On Mon, Dec 04, 2000 at 01:12:17AM +0100, Branko Uibej wrote:
> Sam TH wrote:
> > The problem is with the const. I couldn't find anything about the
> > standard either way in a quick Google search.
> Conversion from non-const -> const is implicit and always allowed. If MW
> is so strict as to flag that as an error, then I'm sorry to say that it
> isn't a C compiler. :-(
Fortunately, it turned out that those const casts were *not*
neccessary, and a mistaken report on my part. See
> I'm a bit concerned about all these casts going into the codebase (yeah,
> we've had this discussion before). GCC is not lenient about type
> conversions, either, and it wasn't complaining.

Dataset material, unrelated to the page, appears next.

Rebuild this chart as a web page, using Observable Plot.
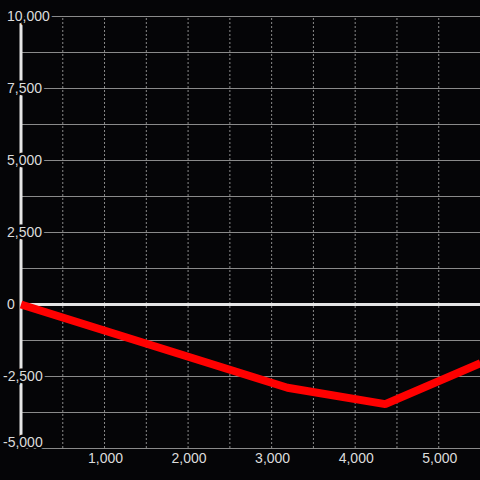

I think Greg converted almost all of the casts into different
defitions of either the variable or the function in question. So you
> Would it be very terrible to require GCC for building Subversion, for
> development, that is? Right now it won't compile out of the box with IBM
> xlc on AIX, HP cc on HP-UX or Sun's Workshop cc on Solaris, so why
> should we start peppering the code with casts just to cater to MW? GCC
> should run quite nicely on BeOS.
> Certainly we'll need to support the various native compilers for 1.0,
> but this is /not/ the way to do that. Whatever portability support we
> need must be provided by APR and, failing that, by our own configure tests.
But when, precisely, are you willing to change the code to work on
other compilers? GCC probably would run nicely on that machine, but
1) it has a limited hard disk, most of which is used, and 2) just
running the APR configure on it take about 15 minutes. So putting GCC
on it would be quite a bit of effort.
Conversely, why exactly is it important to be able to do implicit
casts on the signedness of characters, for example? Wouldn't it make
more sense to write code that doesn't require those casts? And is it
really so difficult not to use unimlemented parts of the C99 standard?
For the linux kernel, I see why they are willing to be GCC only. But
I don't see the need, or the benifit, with Subversion.